CDSnake: Snakemake pipeline for retrieval of annotated OTUs from paired-end reads using CD-HIT utilities


	Implementation

Pipeline takes as input a folder with paired-end reads in form of fastq files and database of annotated microbial 16S sequences (for instance, Greengenes [5] or SILVA [6]) in form of fasta files. If quality of reads was preliminarily assessed, the lengths of “good” parts of R1 and R2 reads can be provided as input parameters. Parameters of “good” parts depend on overall quality profile of reads and their number, but generally quality should exceed 25 with no sudden drops.

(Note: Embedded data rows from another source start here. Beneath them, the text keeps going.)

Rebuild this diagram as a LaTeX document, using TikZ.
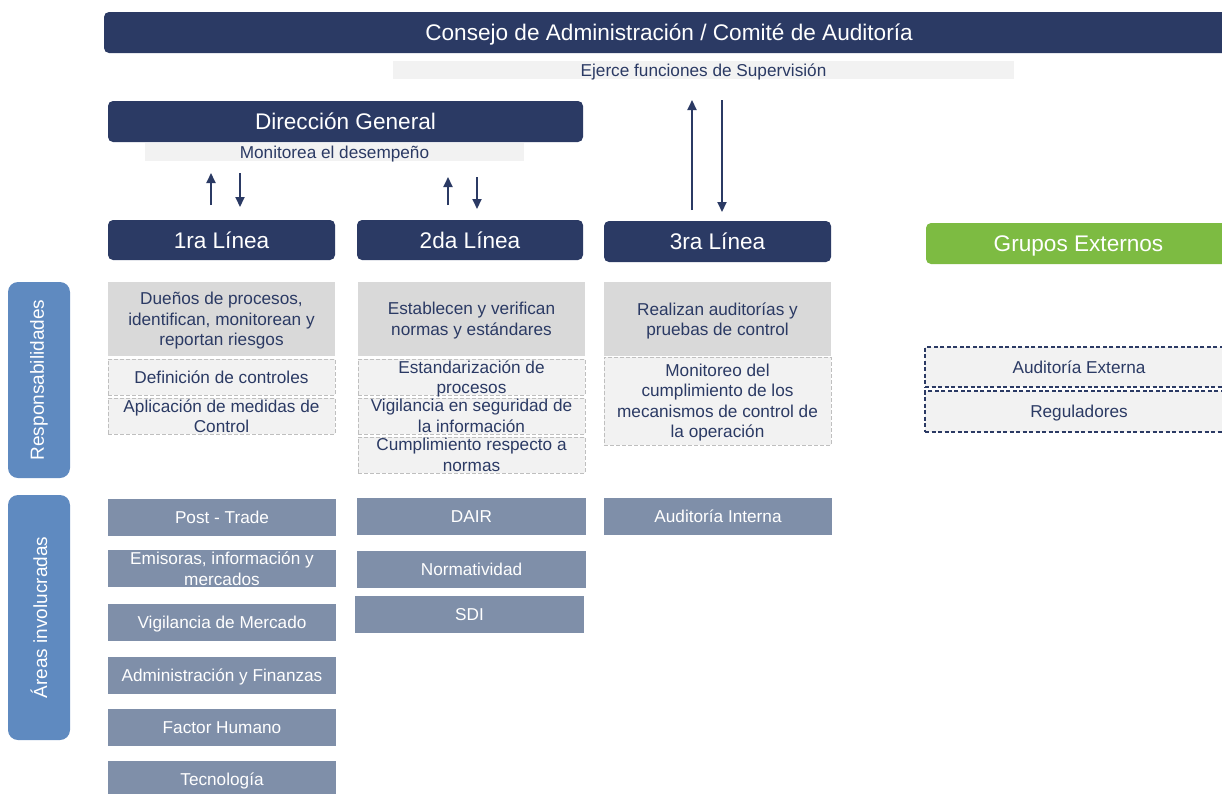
\documentclass[tikz,border=0pt]{standalone}
\usepackage{fontspec}
\setmainfont{Liberation Sans}
\usetikzlibrary{arrows.meta}
\definecolor{navy}{HTML}{2B3A64}
\definecolor{bandgrey}{HTML}{F2F2F2}
\definecolor{boxgrey}{HTML}{D9D9D9}
\definecolor{dashgrey}{HTML}{BFBFBF}
\definecolor{areablue}{HTML}{7F8FA9}
\definecolor{sideblue}{HTML}{5F8AC0}
\definecolor{extgreen}{HTML}{7DBB42}
\newcommand\bx[7]{%
  \pgfmathsetmacro\bw{#4-#2}\pgfmathsetmacro\bh{#5-#3}%
  \node[#6, minimum width=\bw pt, minimum height=\bh pt] (#1) at ({(#2+#4)/2},{(#3+#5)/2})
    {\parbox[c][\bh pt][c]{\dimexpr\bw pt-6pt\relax}{\centering\rule{0pt}{0.72em}#7\par\vskip-\prevdepth}};%
}
\tikzset{
  base/.style={inner sep=0pt, outer sep=0pt},
  hdr/.style={base, fill=navy, text=white, rounded corners=5pt, font=\fontsize{22.6}{26}\selectfont},
  grn/.style={base, fill=extgreen, text=white, rounded corners=5pt, font=\fontsize{22.6}{26}\selectfont},
  band/.style={base, fill=bandgrey, text=navy, font=\fontsize{17.2}{20.5}\selectfont},
  gbox/.style={base, fill=boxgrey, text=navy, font=\fontsize{17.2}{20.5}\selectfont},
  dbox/.style={base, fill=bandgrey, draw=dashgrey, line width=1pt, dash pattern=on 4pt off 2pt, text=navy, font=\fontsize{17.2}{20.5}\selectfont},
  ebox/.style={base, fill=bandgrey, draw=navy, line width=1.2pt, dash pattern=on 4pt off 2.5pt, text=navy, font=\fontsize{17.2}{20.5}\selectfont},
  abox/.style={base, fill=areablue, text=white, font=\fontsize{17.2}{20.5}\selectfont},
  vbox/.style={base, fill=sideblue, text=white, rounded corners=10pt, rotate=90, font=\fontsize{19}{22}\selectfont},
  arr/.style={draw=navy, line width=2pt, -{Triangle[length=10pt,width=9pt]}},
}
\begin{document}
\begin{tikzpicture}[x=1pt,y=-1pt]
\useasboundingbox (0,0) rectangle (1222,793);
% top levels
\bx{title}{104}{12}{1234}{53}{hdr}{Consejo de Administración / Comité de Auditoría}
\bx{sup}{393}{61}{1014}{79}{band}{Ejerce funciones de Supervisión}
\bx{dg}{108}{101}{583}{142}{hdr}{Dirección General}
\bx{mon}{145}{143}{524}{161}{band}{Monitorea el desempeño}
% lines
\bx{l1}{108}{220}{335}{260}{hdr}{1ra Línea}
\bx{l2}{357}{220}{583}{260}{hdr}{2da Línea}
\bx{l3}{604}{221}{831}{262}{hdr}{3ra Línea}
\bx{ge}{926}{223}{1231}{264}{grn}{Grupos Externos}
% side labels
\node[vbox, minimum width=196pt, minimum height=62pt] (vb1) at (39,380) {Responsabilidades};
\node[vbox, minimum width=245pt, minimum height=62pt] (vb2) at (39,617.5) {Áreas involucradas};
% responsibilities
\bx{r1}{108}{282}{335}{356}{gbox}{Dueños de procesos,\\identifican, monitorean y\\reportan riesgos}
\bx{d11}{108}{359}{335}{395}{dbox}{Definición de controles}
\bx{d12}{108}{398}{335}{434}{dbox}{Aplicación de medidas de\\Control}
\bx{r2}{358}{282}{585}{356}{gbox}{Establecen y verifican\\normas y estándares}
\bx{d21}{358}{359}{585}{395}{dbox}{Estandarización de\\procesos}
\bx{d22}{358}{398}{585}{434}{dbox}{Vigilancia en seguridad de\\la información}
\bx{d23}{358}{437}{585}{473}{dbox}{Cumplimiento respecto a\\normas}
\bx{r3}{604}{282}{831}{356}{gbox}{Realizan auditorías y\\pruebas de control}
\bx{d31}{604}{357}{831}{445}{dbox}{Monitoreo del\\cumplimiento de los\\mecanismos de control de\\la operación}
\bx{e1}{925}{347}{1233}{387}{ebox}{Auditoría Externa}
\bx{e2}{925}{391}{1233}{432}{ebox}{Reguladores}
% areas
\bx{a11}{108}{499}{336}{536}{abox}{Post - Trade}
\bx{a12}{108}{550}{336}{587}{abox}{Emisoras, información y\\mercados}
\bx{a13}{108}{604}{336}{641}{abox}{Vigilancia de Mercado}
\bx{a14}{108}{657}{336}{694}{abox}{Administración y Finanzas}
\bx{a15}{108}{709}{336}{746}{abox}{Factor Humano}
\bx{a16}{108}{761}{336}{798}{abox}{Tecnología}
\bx{a21}{357}{498}{586}{535}{abox}{DAIR}
\bx{a22}{357}{551}{586}{588}{abox}{Normatividad}
\bx{a23}{355}{596}{584}{633}{abox}{SDI}
\bx{a31}{604}{498}{832}{535}{abox}{Auditoría Interna}
% arrows
\draw[arr, shorten <=15pt, shorten >=12pt] ([xshift=-10.5pt]l1.north) -- ([xshift=-10.5pt]l1.north |- mon.south);
\draw[arr, shorten <=12pt, shorten >=13pt] ([xshift=18.5pt]l1.north |- mon.south) -- ([xshift=18.5pt]l1.north);
\draw[arr, shorten <=15pt, shorten >=16pt] ([xshift=-22pt]l2.north) -- ([xshift=-22pt]l2.north |- mon.south);
\draw[arr, shorten <=16pt, shorten >=11pt] ([xshift=7pt]l2.north |- mon.south) -- ([xshift=7pt]l2.north);
\draw[arr, shorten <=11pt, shorten >=21pt] ([xshift=-25.5pt]l3.north) -- ([xshift=-25.5pt]l3.north |- sup.south);
\draw[arr, shorten <=21pt, shorten >=9pt] ([xshift=4.5pt]l3.north |- sup.south) -- ([xshift=4.5pt]l3.north);
\end{tikzpicture}
\end{document}
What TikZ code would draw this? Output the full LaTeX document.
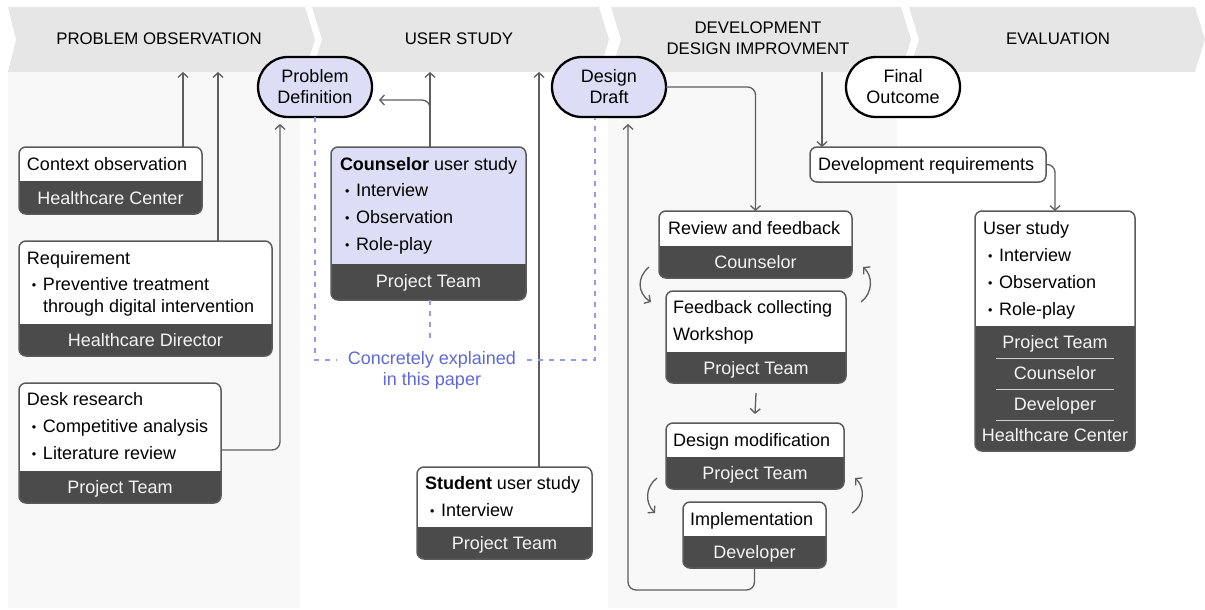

Corresponding parts of reads are considered for sequences clustering. Default lengths of “good” parts for R1 and R2 are set to 200 and 180 bp correspondingly. Reads are then put into separate folders for each pairs, and sample file including names of reads for all pairs is created. 16S-ref-db-PE-splice.pl utility then used to cut database 16S sequences into fragments corresponding in lengths and quantities to randomly selected sample. Reads sequences are then filtered by quality using Trimmomatic [7]. Filtered sequences are clustered at 99% using cd-hit-est utility to discard chimeric reads. The important feature of CD-HIT-OTU-MiSeq is that R1 reads of pairs are clustered together, separate form R2 reads, and then clusterization with same parameters is made for R2 reads. Thus reads of pairs do not need to be merged or concatenated. Chimeric reads detection is possible when reads from singe pair vote for non-matching clusters of two clusterizations (and these clusters are large enough). Remaining reads and fragments from annotated database are then clustered at 97% similarity to yields annotated clusters commonly named Operational Taxonomic Units, or OTU. 16S reads clustered with 97% similarity result in read groups corresponding to species or close taxonomic levels. Clusters that matched with some sequences from annotated database receive the annotation written into output OTU file.